As Christmas approaches, some families may get out “The Elf on the Shelf.” I had to check the internet to learn that this tradition comes from a children’s book that tells how it is that Santa knows who has been naughty or nice – with the help of this elf who watches out. No offense to those who enjoy it, but honestly, it seems a little creepy to me.
In my house, ever since last New Year’s Day, when we put away our Christmas decorations, we have had the Sheep on the Shelf. I don’t think this little sheep will tell on me to the Great Shepherd, though it has observed our home for eleven months. There have been times when we have been grumpy and grouchy and other times when we have been happy and helpful.
Our Sheep on the Shelf is there because I missed it under some couch pillows when I packed up the rest of the nativity set to which it belongs. I found it after I had taken all the boxes out to the garage, and it seemed too much of a bother to bring them back inside. So up on the shelf she went. I pick her up each Friday when I dust, so she isn’t lost, but all these months she has been separated from her flock.
She reminds me of Jesus’ parable of the lost sheep. The sheep doesn’t tattle to the shepherd – the shepherd rejoices that the sheep has been found. In fact, the shepherd is so concerned about the lost sheep that he leaves behind the rest of the flock to hunt for her – perhaps even before she realizes she is lost.
The Gospels of Matthew and Luke place this parable in such different contexts that I picture the lost sheep differently in each of them. In Matthew, Jesus has just told the disciples that they must come as little children to enter the Kingdom of Heaven. I picture the lost sheep as a lamb left behind by the others or perhaps one who wandered away as it explored the meadow. In Luke, on the other hand, the Pharisees have been grumbling about Jesus. There I picture the lost sheep as a feisty old ram who butts the other sheep. Regardless of whether the lost sheep is an innocent lamb or a mean old ram, the shepherd goes to look for it, and rejoices when he finds it.

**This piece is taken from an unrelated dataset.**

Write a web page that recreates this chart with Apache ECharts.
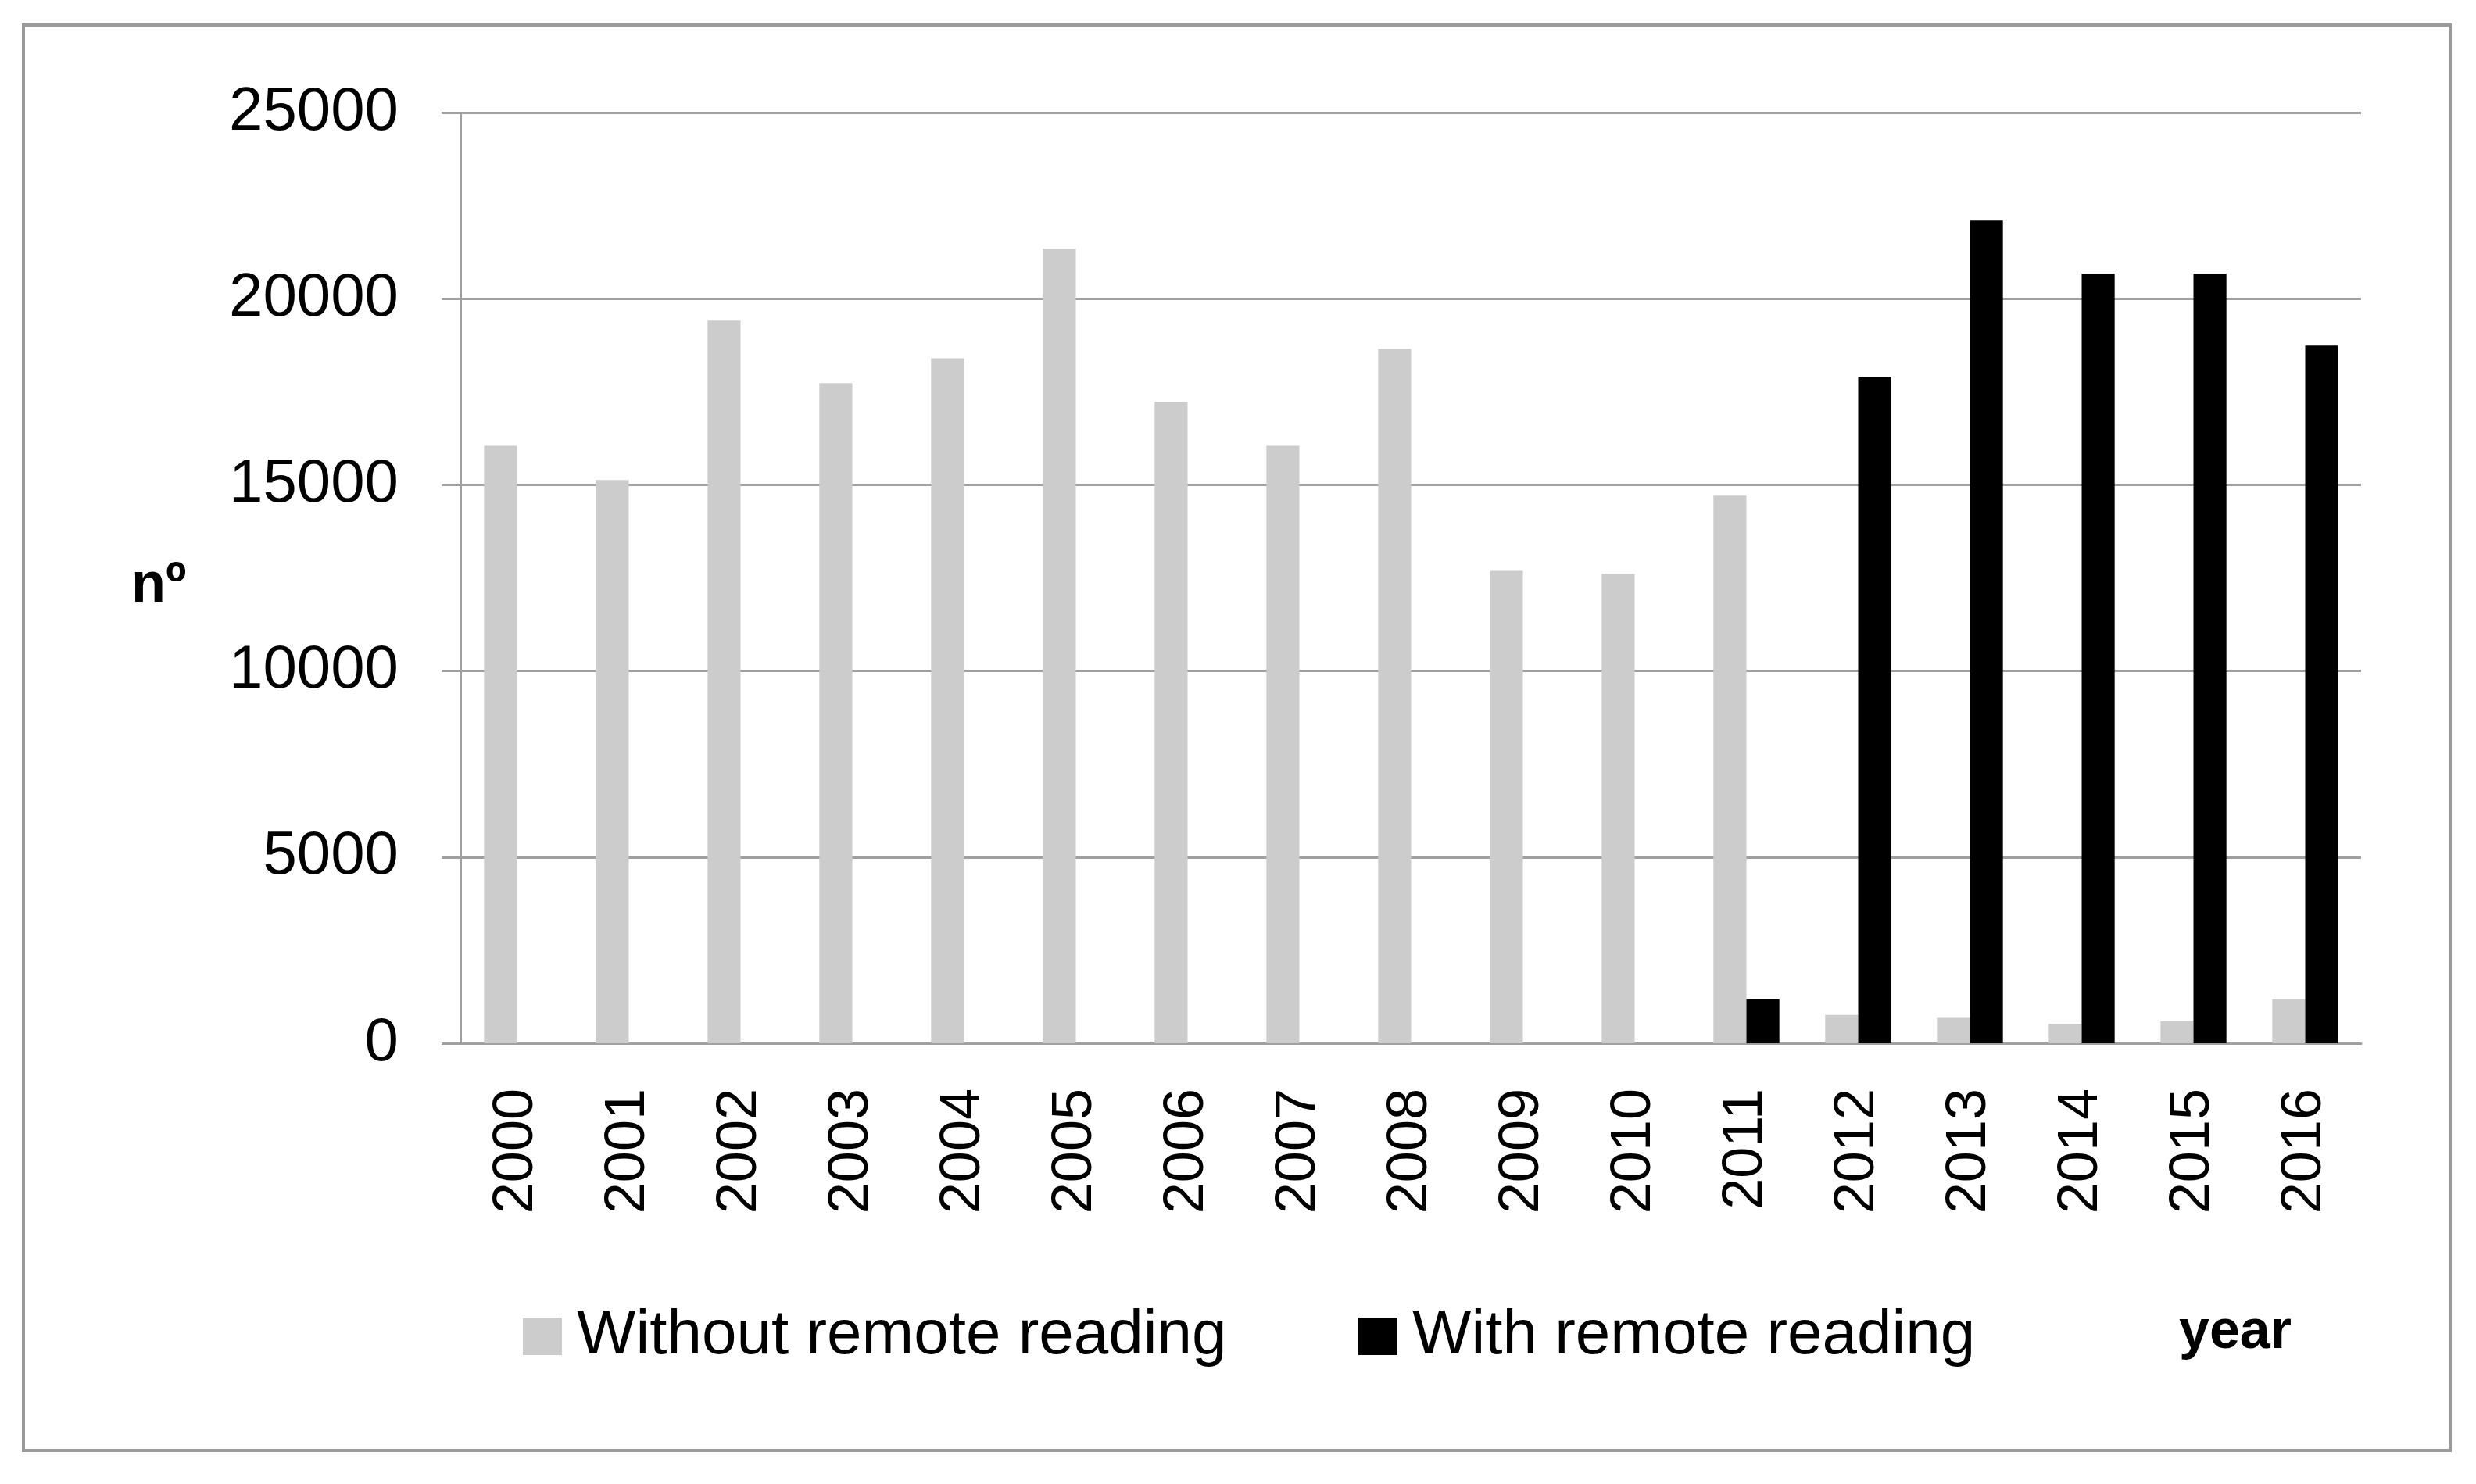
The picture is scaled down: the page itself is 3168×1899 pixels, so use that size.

Sometimes we are lost due to our own naiveté, through no fault of our own. And sometimes we are lost because we have willfully sinned. Either way, Jesus searches us out and rejoices at finding us. Ram or lamb, Jesus loves each of us.
My Sheep on the Shelf will rejoin her flock in a few weeks. This year I will pay more attention when I pack up the decorations. Yet I will kind of miss her, sitting on the shelf, reminding me that Jesus loves me – when I am naughty and when I am nice.